I’ve mumbled various random things in the past about my upcoming textbook project; this week, I finally got approval from the publisher to start hyping it on the blog. (Actually, they never prohibited it, but I just got around to asking them last week if it was okay.)
Announcing: Mathematical Methods for Optical Physics and Engineering, by Greg Gbur, to be published by Cambridge University Press! The raw image that I have submitted to be turned into beautiful cover art is shown below:
(I’ll leave it for the readers to guess what the image represents; feel free to speculate in the comments.)
There are plenty of “mathematical methods for physics” books out there — why did I feel the need to write another one? Well, I’ve been teaching a graduate course on mathematical methods in my department for five years — and actually taught one while still a grad student, too. My department focuses on optical science and engineering, so most of the students I get are (a) interested specifically in optics, and (b) often coming from an engineering background with much less abstract mathematics.
Most mathematical methods for physics books are geared towards a general student of physics. This was a bit irksome for both me and the students while I taught the class, because optics requires a slightly different set of mathematical tools, in particular more emphasis on signal processing, integral transforms, and Green’s functions.
Furthermore, math methods books typically draw from a wide variety of physical topics for exercises and examples. This is, in my opinion, sometimes futile — for most students, examples drawn from general relativity (or even statistical mechanics) are no better than abstract mathematical ones.
Optics has become a significant field of science in its own right, with dedicated schools in Arizona, Rochester, Orlando, and Charlotte (my home base). Plenty of other departments of physics and engineering have a strong focus on optical science. I decided to take a stab at revising the curriculum for those optics-centric programs, and introduce my own mathematical methods book that would complement an optics undergraduate or graduate education.
One of the biggest problems in teaching mathematics is making the connection between the math itself and the application of said math. To try and address this, (almost) every chapter begins with an introductory application for the technique to be studied, and ends with a more detailed study of how the math is used in solving an optical problem. I’ve tried to pick optical problems that don’t typically appear in other optics textbooks, for instance: the Talbot effect, Zernike polynomials and aberrations, optical vortices, X-ray crystallography, computed tomography, and even optical cloaking! I’ve also taken the unusual step of including essay questions in the exercises: read a given scientific paper and answer questions about its relation to the given mathematical topic.

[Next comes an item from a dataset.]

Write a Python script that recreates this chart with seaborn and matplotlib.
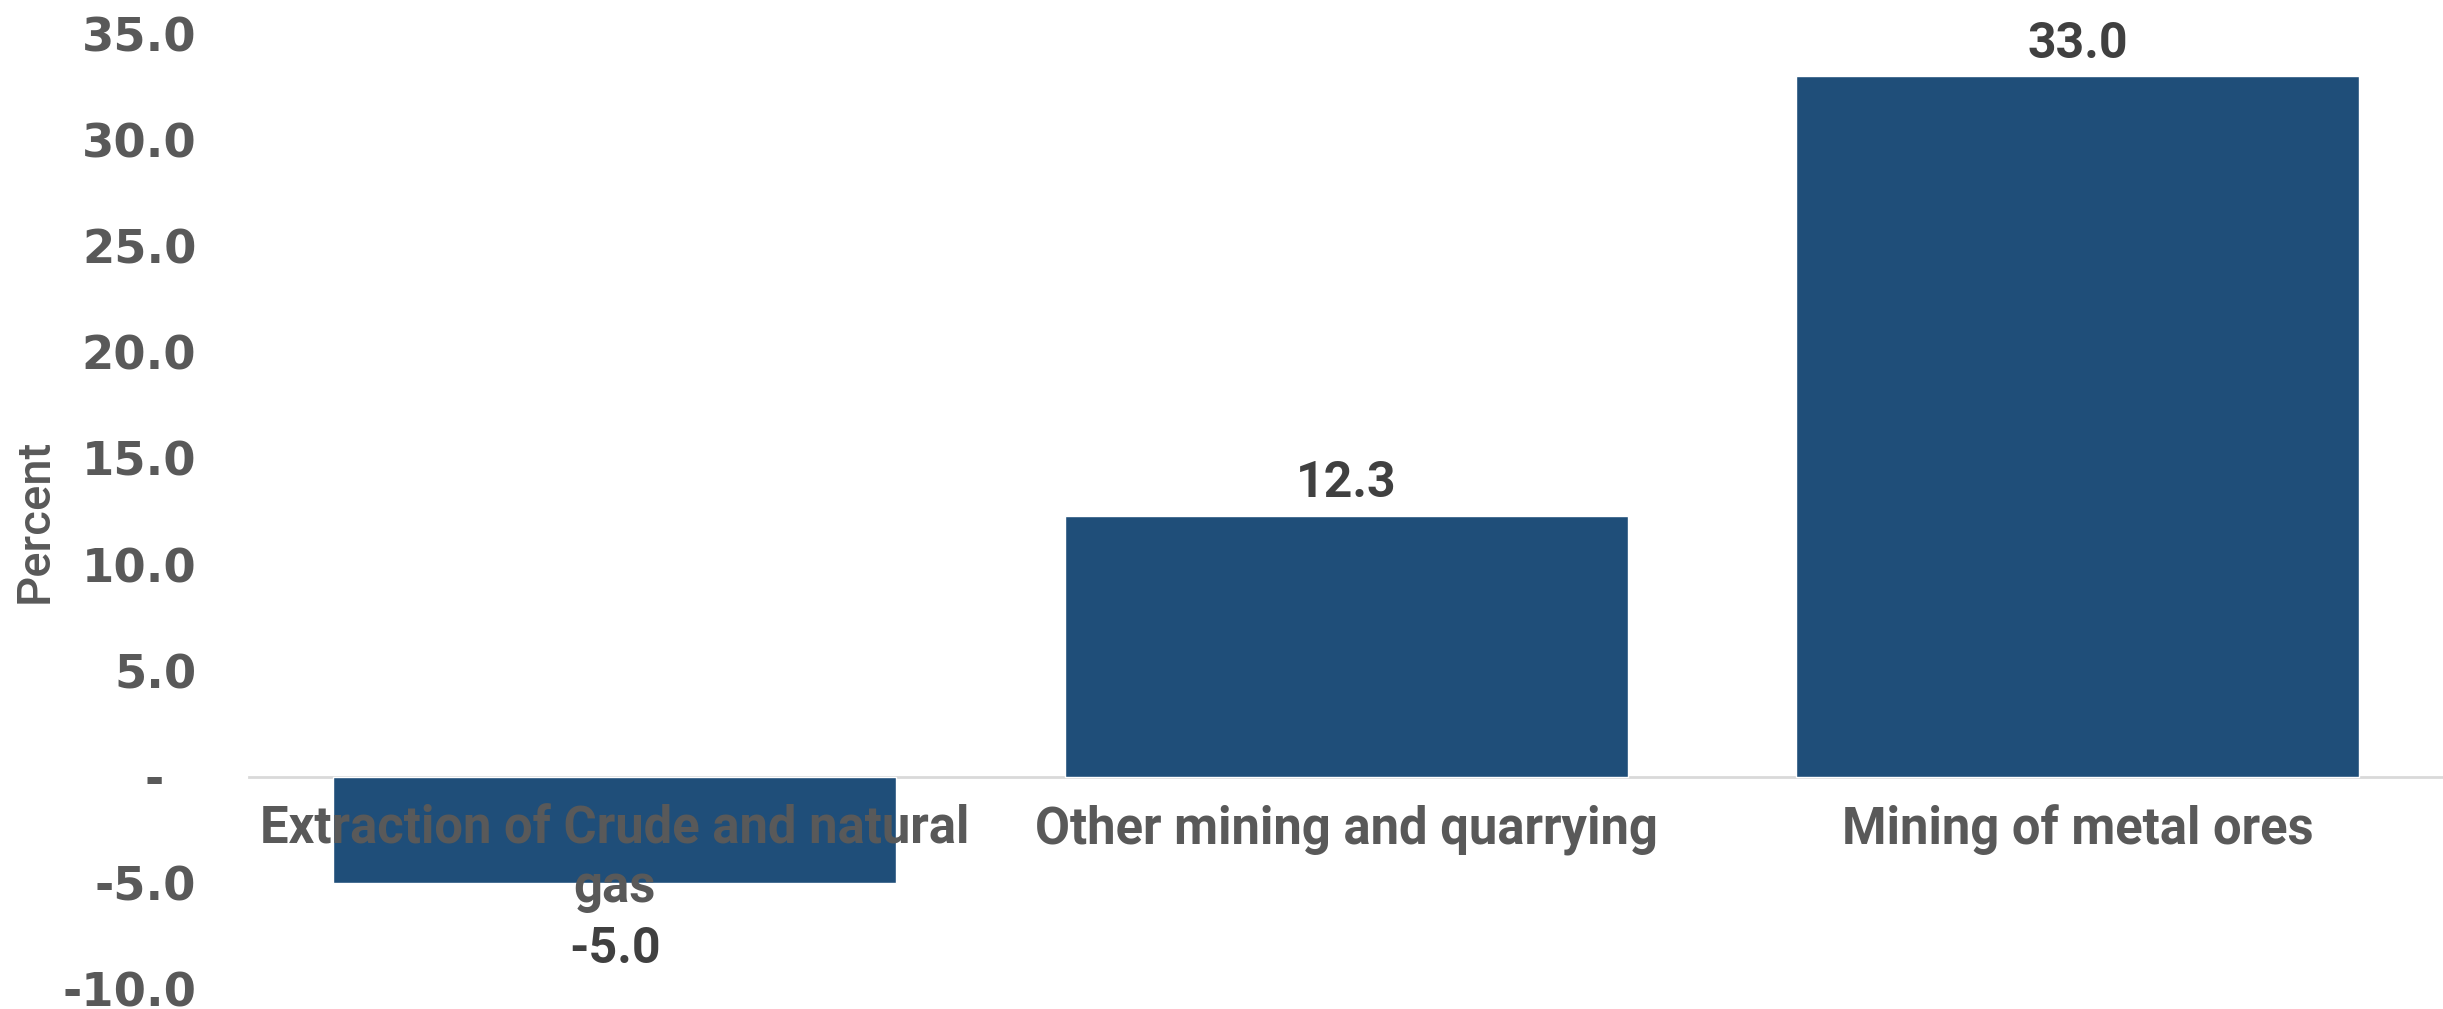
import matplotlib
matplotlib.use("Agg")
import matplotlib.pyplot as plt
from matplotlib import font_manager
from matplotlib.ticker import FuncFormatter, MultipleLocator
import pandas as pd
import seaborn as sns

# Growth of mining sub-sectors (percent)
sectors = ["Extraction of Crude and natural\ngas", "Other mining and quarrying", "Mining of metal ores"]
growth = [-5.0, 12.3, 33.0]
value_labels = ["-5.0", "12.3", "33.0"]

BAR_COLOR = "#1F4E79"
TICK_COLOR = "#595959"
VALUE_COLOR = "#404040"
ZERO_LINE = "#D9D9D9"


def first_available(candidates):
    installed = {f.name for f in font_manager.fontManager.ttflist}
    for name in candidates:
        if name in installed:
            return name
    return "DejaVu Sans"


narrow = first_available(["Liberation Sans Narrow", "Roboto", "Lato"])

sns.set_theme(style="white")
plt.rcParams["font.family"] = ["DejaVu Sans"]

df = pd.DataFrame({"sector": sectors, "growth": growth})

fig = plt.figure(figsize=(24.43, 10.09), dpi=100)
ax = fig.add_axes([0.102, 0.0198, 0.898, 0.9465])

sns.barplot(data=df, x="sector", y="growth", color=BAR_COLOR,
            saturation=1, width=0.77, ax=ax, zorder=2)

ax.set_ylim(-10, 35)
ax.set_xlim(-0.5, 2.5)
ax.yaxis.set_major_locator(MultipleLocator(5))
# accounting style: zero shown as a dash
ax.yaxis.set_major_formatter(FuncFormatter(lambda v, _: "-  " if abs(v) < 1e-9 else f"{v:.1f}"))

# category axis sits on the zero line; its labels are drawn over the bars
ax.set_axisbelow(False)
for side in ["top", "right", "left"]:
    ax.spines[side].set_visible(False)
ax.spines["bottom"].set_position(("data", 0))
ax.spines["bottom"].set_color(ZERO_LINE)
ax.spines["bottom"].set_linewidth(2)
ax.spines["bottom"].set_zorder(1)

ax.tick_params(axis="y", length=0, pad=38, labelsize=33.5, labelcolor=TICK_COLOR)
ax.tick_params(axis="x", length=0, pad=20, labelcolor=TICK_COLOR)
for lbl in ax.get_yticklabels():
    lbl.set_fontweight("bold")
for lbl in ax.get_xticklabels():
    lbl.set_fontfamily(narrow)
    lbl.set_fontweight("bold")
    lbl.set_fontsize(36.5)
    lbl.set_linespacing(1.22)
    lbl.set_zorder(5)

ax.set_xlabel("")
ax.set_ylabel("Percent", fontsize=34, color=TICK_COLOR, family=narrow,
              fontweight="medium")
ax.yaxis.set_label_coords(-0.088, 0.49)

for bar, val, txt in zip(ax.patches, growth, value_labels):
    x = bar.get_x() + bar.get_width() / 2
    off = 6 if val >= 0 else -31
    ax.annotate(txt, (x, val), xytext=(0, off), textcoords="offset points",
                ha="center", va="bottom" if val >= 0 else "top",
                fontsize=36, fontweight="bold", color=VALUE_COLOR, family=narrow)

fig.savefig("out.png", dpi=100, facecolor="white")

Though academic optics programs are becoming more common, I’m hoping the book will catch the attention of instructors teaching general math methods for physics courses. I’ve tried really hard to approach many of the traditional topics from a slightly different angle. I’m endeavoring to pass through a very narrow opening between “qualitative understanding” and “mathematical rigor” — I only include the rigor when it genuinely helps in applying the given methods.
I’ve also tried to make this book a little more portable! Most math methods books are well over 1000 pages, but mine is targeted at 850.
Obviously, this book won’t be for everybody, and probably won’t appeal to many of the readers of my blog, for instance those interested in non-technical explanations of optical phenomena! (This project was conceived long before I started a blog; my next writing project will be a more popular science/history book.) Hopefully everyone will benefit from my efforts, however — over the next few months, I’ll write non-technical descriptions of many of the optics examples that I’ve used in the book. I’ll also give more descriptions of the book and the process of finishing the book at time progresses.